The simplest interpretation of our results is that 1) aerosol transmission of Ab can occur and that 2) the propensity for this transfer is, unsurprisingly, directly related to the amount of nasal/oral Ab found within those in the population possessing immunity. We have yet to encounter an equally parsimonious interpretation, although admittedly this does not mean one does not exist. The concept of herd immunity is a central tenant of public health vaccination campaigns. Overt blockade of infection as well as a reduction in viral transmission downstream of a breakthrough infection are widely accepted conceptual mechanisms by which vaccination-induced immunity in specific individuals protects nonimmune community members. With this in mind, it stands to reason that aerosol transmission of Abs could also contribute to host protection and represent an entirely unrecognized mechanism by which passive immune protection may be communicated.

As cross-reactivity between seasonal coronavirus spike proteins and the RBD of SARS-CoV-2 has not been observed, we do not believe that our results have been unduly influenced by subjects’ prior exposure to seasonal coronavirus. Although there is some small degree of cross-reactivity between the S2 domains of SARS-CoV-2 and the OC43 seasonal strain (5, 6), this does not extend to the S1 domain or the more limited RBD. Were this to be true, it is arguable that the course of the pandemic would have been substantially altered for the better.

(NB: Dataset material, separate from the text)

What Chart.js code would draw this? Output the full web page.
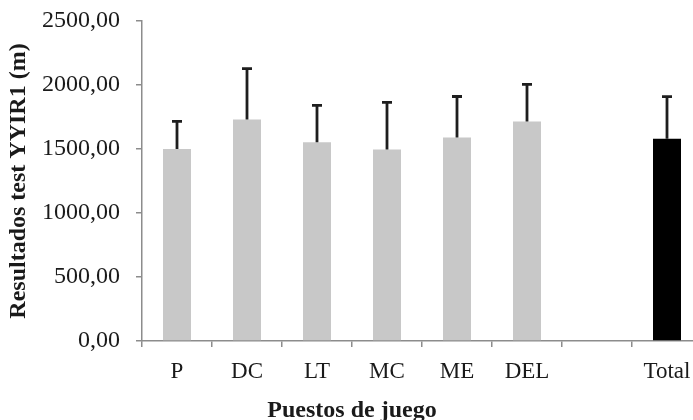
<!DOCTYPE html>
<html>
<head>
<meta charset="utf-8">
<script src="https://cdn.jsdelivr.net/npm/chart.js@4.4.0/dist/chart.umd.min.js"></script>
<style>
  html, body { margin: 0; padding: 0; overflow: hidden; background: #fff; width: 693px; height: 420px; }
  #wrap { position: absolute; left: 0; top: 0; width: 702px; height: 420px; }
</style>
</head>
<body>
<div id="wrap"><canvas id="c" width="702" height="420"></canvas></div>
<script>
const categories = ['P', 'DC', 'LT', 'MC', 'ME', 'DEL', '', 'Total'];
const means = [1500, 1730, 1552, 1497, 1590, 1714, null, 1581];
const sds = [216, 398, 289, 368, 320, 291, null, 328];
const yTickValues = [0, 500, 1000, 1500, 2000, 2500];
const yTitle = 'Resultados test YYIR1 (m)';
const xTitle = 'Puestos de juego';

const FONT = '"Liberation Serif", "Times New Roman", serif';
const AXIS_COLOR = '#8c8c8c';
const TEXT_COLOR = '#1a1a1a';

const errorBars = {
  id: 'errorBars',
  afterDatasetsDraw(chart) {
    const meta = chart.getDatasetMeta(0);
    const ys = chart.scales.y;
    const ctx = chart.ctx;
    ctx.save();
    ctx.strokeStyle = '#1e1e1e';
    ctx.lineWidth = 2.8;
    meta.data.forEach((bar, i) => {
      if (means[i] == null || sds[i] == null) return;
      const x = bar.x;
      const y0 = ys.getPixelForValue(means[i]);
      const y1 = ys.getPixelForValue(means[i] + sds[i]);
      ctx.beginPath();
      ctx.moveTo(x, y0);
      ctx.lineTo(x, y1);
      ctx.moveTo(x - 5, y1);
      ctx.lineTo(x + 5, y1);
      ctx.stroke();
    });
    ctx.restore();
  }
};

const xTitlePlugin = {
  id: 'xTitlePlugin',
  afterDraw(chart) {
    const xs = chart.scales.x;
    const first = xs.getPixelForValue(0);
    const last = xs.getPixelForValue(5);
    const half = (xs.getPixelForValue(1) - first) / 2;
    const cx = ((first - half) + (last + half)) / 2;
    const ctx = chart.ctx;
    ctx.save();
    ctx.font = 'bold 24px ' + FONT;
    ctx.fillStyle = TEXT_COLOR;
    ctx.textAlign = 'center';
    ctx.textBaseline = 'alphabetic';
    ctx.fillText(xTitle, cx, 417);
    ctx.restore();
  }
};

new Chart(document.getElementById('c'), {
  type: 'bar',
  data: {
    labels: categories,
    datasets: [{
      data: means,
      backgroundColor: (c) => categories[c.dataIndex] === 'Total' ? '#000000' : '#c8c8c8',
      borderWidth: 0,
      categoryPercentage: 1,
      barPercentage: 0.4
    }]
  },
  options: {
    responsive: false,
    animation: false,
    devicePixelRatio: 1,
    layout: { padding: { top: 21, right: 0, bottom: 0, left: 0 } },
    plugins: { legend: { display: false }, tooltip: { enabled: false } },
    scales: {
      x: {
        grid: { display: true, drawOnChartArea: false, drawTicks: true, tickLength: 6, color: AXIS_COLOR, lineWidth: 1.5, offset: true },
        border: { display: true, color: AXIS_COLOR, width: 1.5 },
        ticks: { color: TEXT_COLOR, font: { family: FONT, size: 23 }, padding: 11, maxRotation: 0, autoSkip: false },
        afterFit: (s) => { s.height = 79; s.paddingLeft = 0; s.paddingRight = 0; }
      },
      y: {
        min: 0, max: 2500,
        afterBuildTicks: (axis) => { axis.ticks = yTickValues.map(v => ({ value: v })); },
        grid: { display: true, drawOnChartArea: false, drawTicks: true, tickLength: 6, color: AXIS_COLOR, lineWidth: 1.5 },
        border: { display: true, color: AXIS_COLOR, width: 1.5 },
        ticks: {
          color: TEXT_COLOR, font: { family: FONT, size: 24 }, padding: 16,
          callback: (v) => v.toFixed(2).replace('.', ',')
        },
        title: { display: true, text: yTitle, color: TEXT_COLOR, font: { family: FONT, size: 24, weight: 'bold', lineHeight: 1 }, padding: { top: 7, bottom: 0 } },
        afterFit: (s) => { s.width = 142; s.paddingTop = 0; s.paddingBottom = 0; }
      }
    }
  },
  plugins: [errorBars, xTitlePlugin]
});
</script>
</body>
</html>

Unfortunately, the difficulty in recruiting participants from unvaccinated households in conjunction with the availability of the vaccines for children under the age of 5 y rendered continued sample acquisition unsustainable. As such, we were unable to determine whether the aerosol transfer of IgA might achieve statistical significance from increased sample evaluation, nor were we able to devise any assay suitable for determining the biological relevance of the observed aerosol transfer of IgG. However, whether Ab transfer mediates host protection will be a function of exposure, and it seems reasonable to suggest, all things being equal, that any amount of Ab transfer would prove useful to the recipient host. With the documented benefits of parental vaccination in reducing the risk of infection in the unvaccinated children in the same home (7), it is tempting to speculate that aerosol-mediated Ab transfer may have possibly contributed to the reported findings. It seems likely that nasal swabs originally collected for monitoring SARS-CoV-2 transmission in this study could be repurposed for examining SARS-CoV-2–specific IgG and IgA within the vaccinated adults as well as noninfected family members, potentially providing the statistical power necessary for validating the conclusions drawn in the current study.

Disclosures

The authors have no financial conflicts of interest.